Non è, non può essere, l'impresa il centro ed il fine del progetto educativo, ma il ritornare alla famiglia, diventare grandi, insomma, essere attrezzati per imparare a sorridere alla vita, amarla, goderla, essere fieri d'esistere.

C'è bisogno, pertanto, d'insegnanti che, altrettanto, per prima immancabile cosa, questo facciano: amino la vita cosa che, evidentemente, non è da confondere con l'esistenza bohemienne o con il più totale e dissoluto conformismo sociale.

Per questa ragione, non sarebbe male che anche lei, gentile professore, cogliesse l'occasione per suggerire ai nostri governanti il senso ed il percorso di una riforma che occorre certamente nella scuola italiana, ma che deve essere l'esatto contrario di quanto vanno apprestando.

Ci aiuti professore, ci sono ancora tanti insegnanti che vogliono essere depositari di un trapasso di nozioni, di cultura, di saperi non mortificato o mistificato.

La nostra voce è, generalmente, poco gradita ai media che indulgono più spesso nella descrizione delle nostre disperazioni.

Così avrebbe un senso lo scambio di questi pensieri. Ho poco apprezzato questa specie di concorso a punti dove le tre migliori lettere avrebbero vinto un premio da 500 €!

Non per questo io credo, lei ci ha scritto, anzi forse neppure sa di questa iniziativa. Non certo per questo io le ho provato a rispondere.

Non credo che il lavoro intellettuale vada sottovalutato ed immagino che lei, partecipando a qualche conferenza, si faccia magari anche ben pagare, ma qui io ho inteso porre uno scambio d'anime, e mi perdoni il termine, forse poco adatto ma più consono a quanto voglio esprimere.

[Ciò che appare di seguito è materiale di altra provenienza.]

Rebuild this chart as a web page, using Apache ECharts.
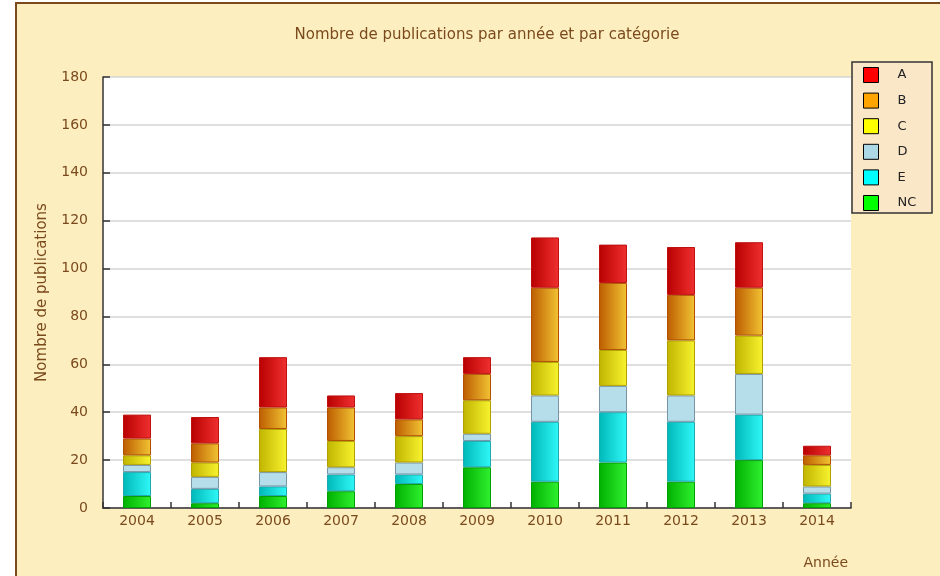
<!DOCTYPE html>
<html>
<head>
<meta charset="utf-8">
<script src="https://cdn.jsdelivr.net/npm/echarts@6/dist/echarts.min.js"></script>
<style>html,body{margin:0;padding:0;background:#fff}#c{width:940px;height:576px}</style>
</head>
<body>
<div id="c"></div>
<script>
const years = ['2004','2005','2006','2007','2008','2009','2010','2011','2012','2013','2014'];
const NC = [5, 2, 5, 7, 10, 17, 11, 19, 11, 20, 2];
const E  = [10, 6, 4, 7, 4, 11, 25, 21, 25, 19, 4];
const D  = [3, 5, 6, 3, 5, 3, 11, 11, 11, 17, 3];
const C  = [4, 6, 18, 11, 11, 14, 14, 15, 23, 16, 9];
const B  = [7, 8, 9, 14, 7, 11, 31, 28, 19, 20, 4];
const A  = [10, 11, 21, 5, 11, 7, 21, 16, 20, 19, 4];
const yTicks = [0, 20, 40, 60, 80, 100, 120, 140, 160, 180];

const brown = '#7a4a1c';
function grad(l, r) {
  return new echarts.graphic.LinearGradient(0, 0, 1, 0, [{offset: 0, color: l}, {offset: 1, color: r}]);
}
const seriesDefs = [
  {name: 'NC', data: NC, fill: grad('#00b000', '#30f030'), border: '#00a000', legend: '#00ff00'},
  {name: 'E',  data: E,  fill: grad('#00b8b8', '#30f8f8'), border: '#20a8b0', legend: '#00ffff'},
  {name: 'D',  data: D,  fill: '#b6deea', border: '#7895a5', legend: '#add8e6'},
  {name: 'C',  data: C,  fill: grad('#c0b400', '#f8f430'), border: '#b0a000', legend: '#ffff00'},
  {name: 'B',  data: B,  fill: grad('#bc5c00', '#f2c434'), border: '#b05000', legend: '#ffa500'},
  {name: 'A',  data: A,  fill: grad('#b80000', '#f03030'), border: '#c01010', legend: '#ff0000'}
];
const legendOrder = ['A', 'B', 'C', 'D', 'E', 'NC'];

const chart = echarts.init(document.getElementById('c'), null, {renderer: 'canvas'});
chart.setOption({
  backgroundColor: '#ffffff',
  animation: false,
  graphic: [
    {type: 'rect', z: -10, silent: true, shape: {x: 16, y: 3, width: 940, height: 590},
     style: {fill: '#fdeec0', stroke: '#7a4a1c', lineWidth: 2}},
    {type: 'rect', z: 10, silent: true, shape: {x: 852, y: 62, width: 80, height: 151},
     style: {fill: '#fae7c8', stroke: '#333333', lineWidth: 1.5}}
  ],
  title: {
    text: 'Nombre de publications par année et par catégorie',
    left: 482, top: 23, textAlign: 'center',
    textStyle: {fontFamily: 'DejaVu Sans', fontSize: 15, fontWeight: 'normal', color: brown}
  },
  legend: {
    orient: 'vertical', left: 858, top: 62, z: 20,
    padding: [5, 5, 5, 5],
    itemWidth: 15, itemHeight: 15, itemGap: 9.6,
    icon: 'rect',
    data: legendOrder.map(n => {
      const d = seriesDefs.find(s => s.name === n);
      return {name: n, itemStyle: {color: d.legend, borderColor: '#000', borderWidth: 1}};
    }),
    textStyle: {fontFamily: 'DejaVu Sans', fontSize: 13, color: '#222', padding: [0, 0, 0, 14]}
  },
  grid: {left: 103, top: 77, right: 89, bottom: 68, show: true, backgroundColor: '#ffffff', borderWidth: 0},
  xAxis: {
    type: 'category', data: years,
    name: 'Année', nameLocation: 'end', nameGap: 0,
    nameTextStyle: {fontFamily: 'DejaVu Sans', fontSize: 14, color: brown, align: 'right', verticalAlign: 'top', padding: [48, 3, 0, 0]},
    axisLine: {lineStyle: {color: '#333', width: 1.5}},
    axisTick: {show: true, inside: true, length: 6, lineStyle: {color: '#333', width: 1.5}},
    axisLabel: {fontFamily: 'DejaVu Sans', fontSize: 14, color: brown, margin: 6},
    splitLine: {show: false}
  },
  yAxis: {
    type: 'value', min: 0, max: 180, interval: 20,
    name: 'Nombre de publications', nameLocation: 'middle', nameGap: 53, nameRotate: 90,
    nameTextStyle: {fontFamily: 'DejaVu Sans', fontSize: 15, color: brown},
    axisLine: {show: true, lineStyle: {color: '#333', width: 1.5}},
    axisTick: {show: true, inside: true, length: 7, lineStyle: {color: '#333', width: 1.5}},
    axisLabel: {fontFamily: 'DejaVu Sans', fontSize: 14, color: brown, margin: 15,
      formatter: v => yTicks.includes(v) ? String(v) : ''},
    splitLine: {show: true, lineStyle: {color: '#d4d4d4', width: 1.5}}
  },
  series: seriesDefs.map(s => ({
    name: s.name, type: 'bar', stack: 'total', data: s.data, barWidth: 28,
    itemStyle: {color: s.fill, borderColor: s.border, borderWidth: 1},
    emphasis: {disabled: true}
  }))
});
</script>
</body>
</html>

Non so se lei potrà rispondere a questa mia, ma mi piacerebbe, sono paziente e non ho fretta. Vorrei, infatti, aggiungere altre cose, ma prima ho necessità di un primo sguardo, un qualche cenno di consenso o dissenso.

Questo non è un compitino da redigere diligentemente, è, lo voglio credere, uno scambio fra educatori, mi auguro che lei sia incuriosito e voglia continuare.

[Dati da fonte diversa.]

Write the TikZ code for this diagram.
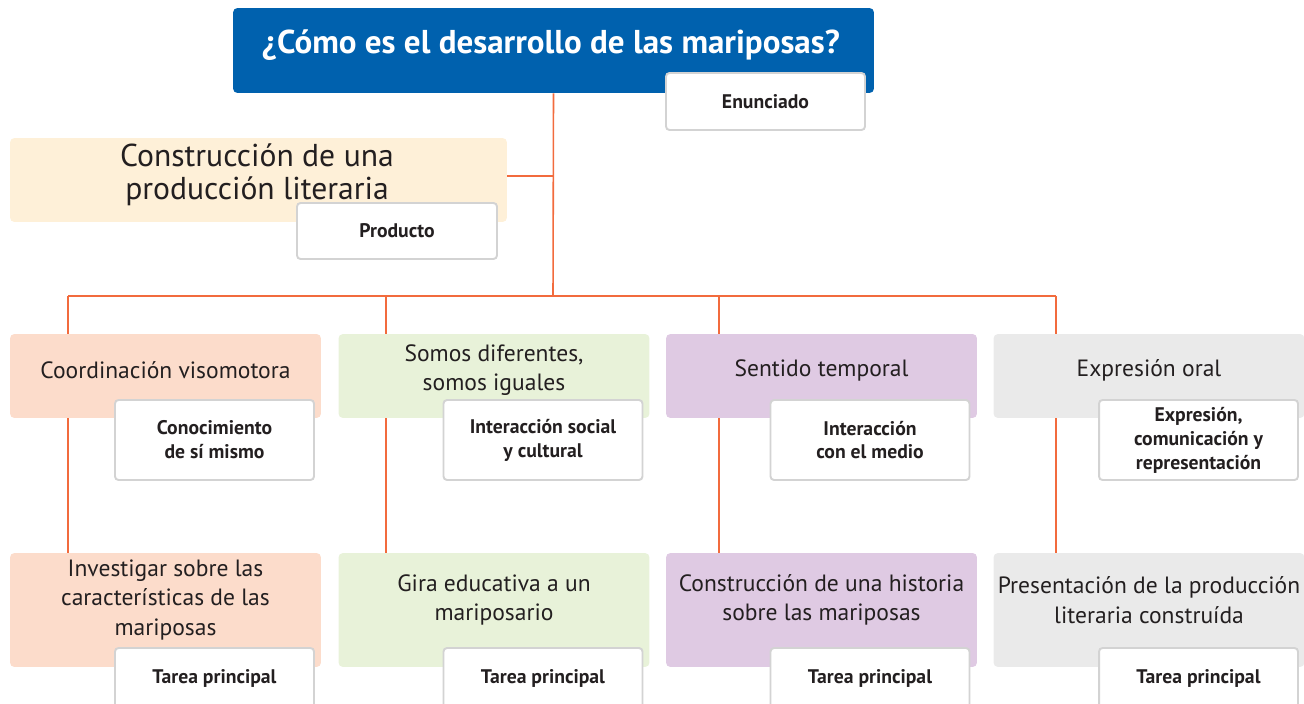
\documentclass[tikz,border=0pt]{standalone}
\usepackage{fontspec}
\setmainfont{PT Sans}
\usetikzlibrary{backgrounds}

\definecolor{azul}{HTML}{0061AE}
\definecolor{linea}{HTML}{F26B3D}
\definecolor{crema}{HTML}{FEF0D8}
\definecolor{durazno}{HTML}{FCDCCB}
\definecolor{verde}{HTML}{E8F2D9}
\definecolor{lila}{HTML}{DFCAE3}
\definecolor{gris}{HTML}{EAEAEA}
\definecolor{borde}{HTML}{D3D3D3}
\definecolor{tinta}{HTML}{231F20}

\begin{document}
\begin{tikzpicture}[x=0.02cm, y=-0.02cm,
    area/.style={rounded corners=2.5pt, minimum width=6.22cm, minimum height=1.68cm, inner sep=0pt},
    etiqueta/.style={draw=borde, line width=1.1pt, fill=white, rounded corners=2pt, minimum width=3.98cm, minimum height=1.6cm, inner sep=0pt, align=center, text=tinta, font=\bfseries\fontsize{11.2}{13.6}\selectfont},
    texto/.style={align=center, text=tinta, font=\fontsize{13.4}{16.8}\selectfont},
    conector/.style={draw=linea, line width=0.9pt}]
    \useasboundingbox (0,0) rectangle (1304,703);

    % pregunta y enunciado
    \node[area, fill=azul, minimum width=12.82cm, minimum height=1.70cm] (tit) at (553.5,50.5) {};
    \node[text=white, font=\bfseries\fontsize{18.8}{22}\selectfont] (titT) at (551,45) {¿Cómo es el desarrollo de las mariposas?};
    \node[etiqueta, minimum height=1.14cm] (enun) at (765.5,101.5) {Enunciado};

    % producto
    \node[area, fill=crema, minimum width=9.94cm] (prod) at (258.5,180) {};
    \node[texto, font=\fontsize{18}{18.8}\selectfont] (prodT) at (257,175) {Construcción de una\\producción literaria};
    \node[etiqueta, minimum width=4cm, minimum height=1.12cm] (prodE) at (397,231) {Producto};

    % campos y tareas
    \foreach \n/\cx/\ex/\col/\campo/\eje/\tarea in {
        1/165.5/214.5/durazno/{Coordinación visomotora}/{Conocimiento\\de sí mismo}/{Investigar sobre las\\características de las\\mariposas},
        2/494/543/verde/{Somos diferentes,\\somos iguales}/{Interacción social\\y cultural}/{Gira educativa a un\\mariposario},
        3/821.5/870/lila/{Sentido temporal}/{Interacción\\con el medio}/{Construcción de una historia\\sobre las mariposas},
        4/1149/1198.5/gris/{Expresión oral}/{Expresión,\\comunicación y\\representación}/{Presentación de la producción\\literaria construída}}{
        \node[area, fill=\col] (c\n) at (\cx,376) {};
        \node[texto] (ct\n) at (\cx,370) {\campo};
        \node[etiqueta] (e\n) at (\ex,440) {\eje};
        \node[area, fill=\col, minimum height=2.28cm] (t\n) at (\cx,610) {};
        \node[texto] (tt\n) at (\cx,600) {\tarea};
        \node[etiqueta, minimum height=1.2cm] (p\n) at (\ex,678) {Tarea principal};
    }

    % conectores
    \begin{scope}[on background layer]
        \coordinate (J) at (553,296);
        \coordinate (P) at (prod.east |- 0,176);
        \draw[conector] (tit.south) -- (J);
        \draw[conector] (P) -- (P -| J);
        \foreach \n/\bx in {1/68, 2/386, 3/719, 4/1056}{
            \coordinate (b\n) at (\bx,296);
            \draw[conector] (b\n) -- (b\n |- t\n.north);
        }
        \draw[conector] (b1) -- (b4);
    \end{scope}
\end{tikzpicture}
\end{document}
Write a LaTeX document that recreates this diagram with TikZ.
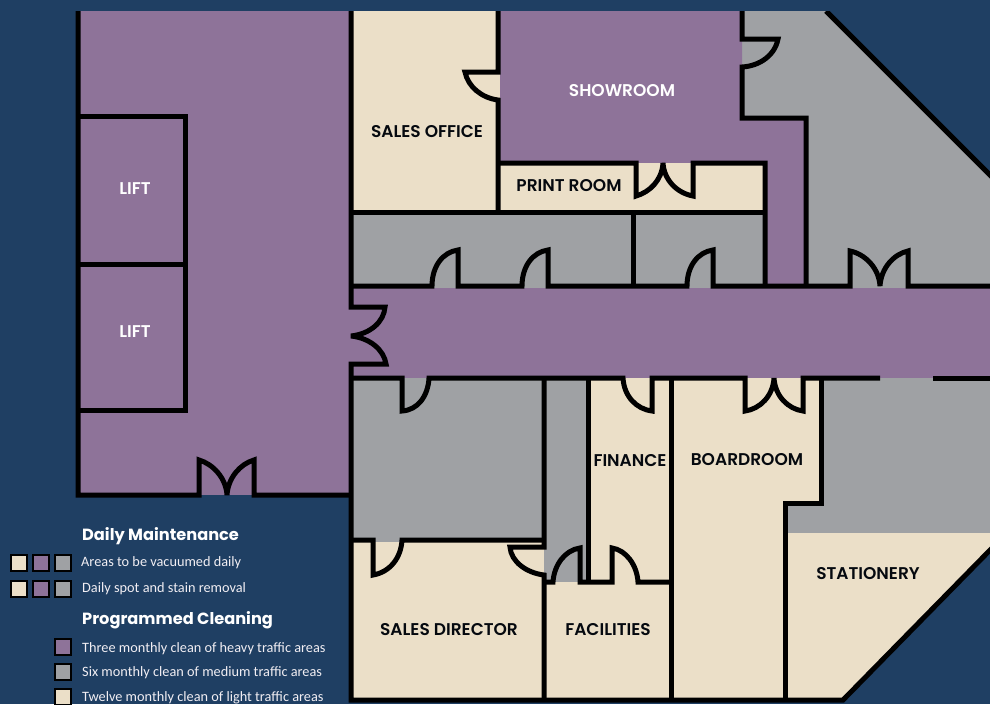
\documentclass[tikz,border=0pt]{standalone}
\usepackage{fontspec}
\setmainfont{Carlito}
\newfontfamily\roomfont{Poppins SemiBold}
\newfontfamily\headfont{Poppins}
\usepackage{tikz}
\definecolor{navy}{HTML}{1F3F63}
\definecolor{heavy}{HTML}{8E7399}
\definecolor{medium}{HTML}{9FA1A4}
\definecolor{light}{HTML}{EBDFC8}
\tikzset{
	wall/.style={draw=black, line width=5pt, miter limit=4},
	room/.style={font=\roomfont\fontsize{17}{18}\selectfont, text=black!85!navy, inner sep=0pt},
	swatch/.style={draw=black, line width=2.6pt},
	heading/.style={font=\headfont\bfseries\fontsize{16.2}{17}\selectfont, text=white, anchor=west, inner sep=0pt},
	entry/.style={font=\fontsize{14.3}{15}\selectfont, text=white!88!heavy, anchor=west, inner sep=0pt}
}
\begin{document}
\begin{tikzpicture}[x=1pt, y=-1pt]
	\useasboundingbox (0,0) rectangle (990,704);
	\draw[draw=none, fill=navy] (0,0) rectangle (990,704);
	% room fills
	\draw[draw=none, fill=heavy] (79,11) rectangle (352,495);
	\draw[draw=none, fill=medium] (742,11) -- (826,11) -- (995,180) -- (995,288) -- (765,288) -- (765,118) -- (742,118) -- cycle;
	\draw[draw=none, fill=light] (352,11) rectangle (500,212);
	\draw[draw=none, fill=heavy] (500,11) -- (742,11) -- (742,118) -- (806,118) -- (806,288) -- (765,288) -- (765,163) -- (500,163) -- cycle;
	\draw[draw=none, fill=light] (498,163) rectangle (765,212);
	\draw[draw=none, fill=medium] (352,212) rectangle (765,288);
	\draw[draw=none, fill=medium] (352,378) rectangle (545,542);
	\draw[draw=none, fill=medium] (544,378) rectangle (589,582);
	\draw[draw=none, fill=light] (352,542) rectangle (544,700);
	\draw[draw=none, fill=light] (544,582) rectangle (671,700);
	\draw[draw=none, fill=light] (589,378) rectangle (671,582);
	\draw[draw=none, fill=light] (671,378) -- (821,378) -- (821,503) -- (785,503) -- (785,700) -- (671,700) -- cycle;
	\draw[draw=none, fill=medium] (821,378) -- (995,378) -- (995,533) -- (785,533) -- (785,503) -- (821,503) -- cycle;
	\draw[draw=none, fill=light] (785,533) -- (995,533) -- (995,545) -- (843,700) -- (785,700) -- cycle;
	\draw[draw=none, fill=heavy] (352,288) rectangle (995,378);
	% outer walls and lifts
	\draw[wall] (78,11) -- (78,495) -- (199,495) -- (199,460) .. controls (213,464) and (226,478) .. (227,495) .. controls (228,478) and (240,464) .. (254,460) -- (254,495) -- (352,495);
	\draw[wall] (78,116) -- (185,116) -- (185,264) -- (78,264);
	\draw[wall] (185,264) -- (185,410) -- (78,410);
	\draw[wall] (351,11) -- (351,307) -- (385,307) .. controls (384,322) and (370,334) .. (351,336) .. controls (370,338) and (384,350) .. (386,364) -- (351,364) -- (351,700) -- (843,700) -- (995,545);
	\draw[wall] (826,11) -- (995,180);
	% north rooms
	\draw[wall] (498,11) -- (498,72) -- (465,72) .. controls (468,87) and (482,98) .. (498,100) -- (498,212);
	\draw[wall] (351,212) -- (765,212);
	\draw[wall] (498,163) -- (636,163) -- (636,196) .. controls (650,192) and (662,180) .. (663,163) .. controls (664,180) and (677,193) .. (693,196) -- (693,163) -- (765,163) -- (765,286);
	\draw[wall] (742,11) -- (742,39) -- (778,39) .. controls (775,55) and (760,66) .. (742,67) -- (742,118) -- (806,118) -- (806,286);
	\draw[wall] (633,212) -- (633,286);
	% corridor
	\draw[wall] (351,286) -- (432,286) .. controls (432,266) and (443,252) .. (458,250) -- (458,286) -- (522,286) .. controls (522,266) and (533,252) .. (548,250) -- (548,286) -- (687,286) .. controls (687,266) and (698,252) .. (713,250) -- (713,286) -- (850,286) -- (850,251) .. controls (865,254) and (879,268) .. (880,286) .. controls (881,268) and (894,254) .. (908,251) -- (908,286) -- (995,286);
	\draw[wall] (351,378) -- (402,378) -- (402,411) .. controls (418,410) and (428,396) .. (429,378) -- (623,378) .. controls (624,396) and (636,409) .. (652,411) -- (652,378) -- (745,378) -- (745,411) .. controls (760,409) and (773,396) .. (774,378) .. controls (775,396) and (788,409) .. (803,411) -- (803,378) -- (880,378);
	\draw[wall] (933,378) -- (995,378);
	% south rooms
	\draw[wall] (821,378) -- (821,503) -- (785,503) -- (785,700);
	\draw[wall] (671,378) -- (671,700);
	\draw[wall] (544,378) -- (544,547) -- (510,547) .. controls (511,562) and (527,573) .. (544,575) -- (544,700);
	\draw[wall] (351,540) -- (373,540) -- (373,575) .. controls (390,572) and (401,558) .. (402,540) -- (544,540);
	\draw[wall] (588,378) -- (588,582);
	\draw[wall] (544,582) -- (553,582) .. controls (554,565) and (565,550) .. (580,548) -- (580,582) -- (612,582) -- (612,548) .. controls (626,550) and (637,565) .. (638,582) -- (671,582);
	\draw[draw=none, fill=navy] (0,0) rectangle (990,11);
	% room labels
	\node[room, text=white] (lifta) at (135,189) {LIFT};
	\node[room, text=white] (liftb) at (135,332) {LIFT};
	\node[room] (salesoffice) at (427,132) {SALES OFFICE};
	\node[room, text=white] (showroom) at (622,91) {SHOWROOM};
	\node[room] (printroom) at (569,186) {PRINT ROOM};
	\node[room] (finance) at (630,461) {FINANCE};
	\node[room] (boardroom) at (747,460) {BOARDROOM};
	\node[room] (stationery) at (868,574) {STATIONERY};
	\node[room] (salesdirector) at (449,630) {SALES DIRECTOR};
	\node[room] (facilities) at (608,630) {FACILITIES};
	% legend
	\foreach \y in {563,589} {
		\draw[swatch, fill=light] (11,\y-8) rectangle ++(16,16);
		\draw[swatch, fill=heavy] (33,\y-8) rectangle ++(16,16);
		\draw[swatch, fill=medium] (55,\y-8) rectangle ++(16,16);
	}
	\draw[swatch, fill=heavy] (55,639) rectangle ++(16,16);
	\draw[swatch, fill=medium] (55,664) rectangle ++(16,16);
	\draw[swatch, fill=light] (55,689) rectangle ++(16,16);
	\node[heading] (daily) at (82,536) {Daily Maintenance};
	\node[entry] (vacuumed) at (81,563) {Areas to be vacuumed daily};
	\node[entry] (spot) at (82,589) {Daily spot and stain removal};
	\node[heading] (programmed) at (82,620) {Programmed Cleaning};
	\node[entry] (three) at (82,649) {Three monthly clean of heavy traffic areas};
	\node[entry] (six) at (82,673) {Six monthly clean of medium traffic areas};
	\node[entry] (twelve) at (82,698) {Twelve monthly clean of light traffic areas};
\end{tikzpicture}
\end{document}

Chiudo, infine, offrendole una breve lirica di Danilo Dolci, altro grande e ignorato educatore italiano, che costituisce un poco il mio motto educativo, anche su questa mi piacerebbe avere una sua opinione.

Un cordiale saluto
Gabriele Attilio Turci

 

Ciascuno cresce solo se sognato
di Danilo Dolci

C'è chi insegna
guidando gli altri come cavalli
passo per passo:
forse c'è chi si sente soddisfatto
così guidato.

C'è chi insegna lodando
quanto trova di buono e divertendo:
c'è pure chi si sente soddisfatto
essendo incoraggiato.

C'è pure chi educa, senza nascondere
l'assurdo ch'è nel mondo, aperto ad ogni
sviluppo ma cercando
d'essere franco all'altro come a sé,
sognando gli altri come ora non sono:
ciascuno cresce solo se sognato.

 

Gabriele Attilio Turci
Docente presso la Scuola Statale Italiana

Gabriele Attilio Turci è nato a Forlì il 27 ottobre del 1950, dopo varie esperienze di lavoro, anche nel campo educativo e della riabilitazione di giovani psicotici, è approdato, quasi per caso, complice anche un'urgente necessità economica, nella scuola di stato italiana, tornando a quella che era la sua infantile determinazione: fare il maestro.

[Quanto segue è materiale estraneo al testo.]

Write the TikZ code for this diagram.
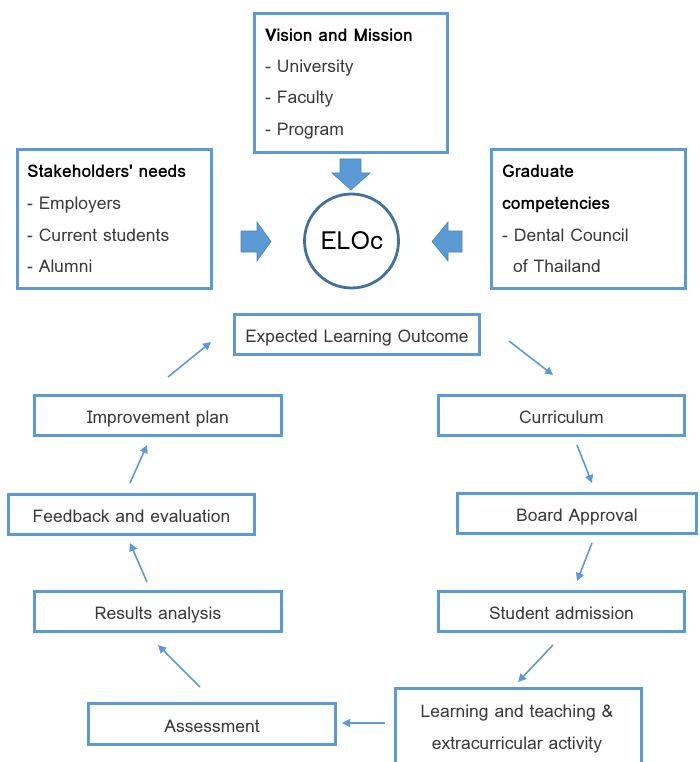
\documentclass[tikz,border=0pt]{standalone}
\usepackage{fontspec}
\setmainfont{Loma}
\usetikzlibrary{arrows.meta}
\definecolor{boxblue}{HTML}{5B9BD5}
\definecolor{ringblue}{HTML}{41719C}
\definecolor{txt}{HTML}{3A3A3A}
\tikzset{
  stepbox/.style={draw=boxblue, line width=3pt, fill=white, rectangle, inner sep=0pt,
    font=\fontsize{17.5}{21}\selectfont, text=txt, text height=19pt, text depth=3pt},
  framebox/.style={draw=boxblue, line width=3pt, fill=white, rectangle, inner sep=0pt},
  line/.style={anchor=base west, inner sep=0pt, font=\fontsize{17.5}{21}\selectfont, text=txt},
  head/.style={line, font=\bfseries\fontsize{17.5}{21}\selectfont, text=black},
  flow/.style={draw=boxblue, line width=1.6pt, -{Triangle[length=8pt,width=8pt]}},
  blockarrow/.style={fill=boxblue, draw=boxblue!85!black, line width=0.6pt}
}
\begin{document}
\begin{tikzpicture}[x=1pt, y=-1pt]
\useasboundingbox (0,0) rectangle (699,762);

% upper input boxes
\node[framebox, minimum width=193pt, minimum height=139pt] (vis) at (351,83) {};
\node[framebox, minimum width=194pt, minimum height=139pt] (stk) at (114.5,219) {};
\node[framebox, minimum width=194pt, minimum height=139pt] (grd) at (588.5,219) {};

\node[head] (vis1) at (265,42) {Vision and Mission};
\node[line] (vis2) at (265,73) {- University};
\node[line] (vis3) at (265,104) {- Faculty};
\node[line] (vis4) at (265,136) {- Program};

\node[head] (stk1) at (27,178) {Stakeholders\textquotesingle\ needs};
\node[line] (stk2) at (27,209) {- Employers};
\node[line] (stk3) at (27,241) {- Current students};
\node[line] (stk4) at (27,272) {- Alumni};

\node[head] (grd1) at (502,178) {Graduate};
\node[head] (grd2) at (502,209) {competencies};
\node[line] (grd3) at (502,241) {- Dental Council};
\node[line] (grd4) at (513,272) {of Thailand};

% central ELOc circle
\node[circle, draw=ringblue, line width=2.8pt, minimum size=94pt, inner sep=0pt,
  font=\fontsize{25}{30}\selectfont] (eloc) at (351.5,241) {ELOc};

% block arrows into the circle
\fill[blockarrow] (340,159) -- (361,159) -- (361,173) -- (370,173) -- (351,190)
  -- (332,173) -- (340,173) -- cycle;
\fill[blockarrow] (241,231) -- (257,231) -- (257,222) -- (271,241.5) -- (257,261)
  -- (257,252) -- (241,252) -- cycle;
\fill[blockarrow] (462,231) -- (448,231) -- (448,222) -- (432,241.5) -- (448,261)
  -- (448,252) -- (462,252) -- cycle;

% cycle of steps
\node[stepbox, minimum width=245pt, minimum height=40pt] (elo) at (357,334.5) {Expected Learning Outcome};
\node[stepbox, minimum width=246pt, minimum height=40pt] (cur) at (561.5,415.5) {Curriculum};
\node[stepbox, minimum width=239pt, minimum height=40pt] (brd) at (577,513.5) {Board Approval};
\node[stepbox, minimum width=246pt, minimum height=40pt] (stu) at (561.5,611.5) {Student admission};
\node[framebox, minimum width=246pt, minimum height=77pt] (lrn) at (518.5,727) {};
\node[line, anchor=base] (lrn1) at (517,717) {Learning and teaching \&};
\node[line, anchor=base] (lrn2) at (517,749) {extracurricular activity};
\node[stepbox, minimum width=247pt, minimum height=41pt] (ass) at (212,724) {Assessment};
\node[stepbox, minimum width=247pt, minimum height=40pt] (res) at (158,611.5) {Results analysis};
\node[stepbox, minimum width=246pt, minimum height=40pt] (fb) at (131.5,514.5) {Feedback and evaluation};
\node[stepbox, minimum width=247pt, minimum height=40pt] (imp) at (158,415.5) {Improvement plan};

% connector end points
\coordinate (a1s) at (509,341);  \coordinate (a1e) at (553,375);
\coordinate (a2s) at (577,445);  \coordinate (a2e) at (592,483);
\coordinate (a3s) at (592,543);  \coordinate (a3e) at (577,581);
\coordinate (a4s) at (553,645);  \coordinate (a4e) at (518,682);
\coordinate (a5s) at (385,723);  \coordinate (a5e) at (342,723);
\coordinate (a6s) at (200,687);  \coordinate (a6e) at (158,645);
\coordinate (a7s) at (147,582);  \coordinate (a7e) at (130,543);
\coordinate (a8s) at (130,483);  \coordinate (a8e) at (147,445);
\coordinate (a9s) at (168,377);  \coordinate (a9e) at (211,342);

\draw[flow] (a1s) -- (a1e);
\draw[flow] (a2s) -- (a2e);
\draw[flow] (a3s) -- (a3e);
\draw[flow] (a4s) -- (a4e);
\draw[flow] (a5s) -- (a5e);
\draw[flow] (a6s) -- (a6e);
\draw[flow] (a7s) -- (a7e);
\draw[flow] (a8s) -- (a8e);
\draw[flow] (a9s) -- (a9e);
\end{tikzpicture}
\end{document}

Oggi che gli anni iniziano a farsi sentire è un maestro non più per vocazione quanto per convinzione.

In internet, su siti diversi, possono ritrovarsi alcuni suoi interventi in ordine a temi della pedagogia e della politica scolastica.

Dopo alcuni anni di lavoro nelle scuole delle carceri italiane oggi insegna presso l'Aurelio Saffi, scuola elementare di un quartiere medio-borghese di Forlì, città della provincia italiana.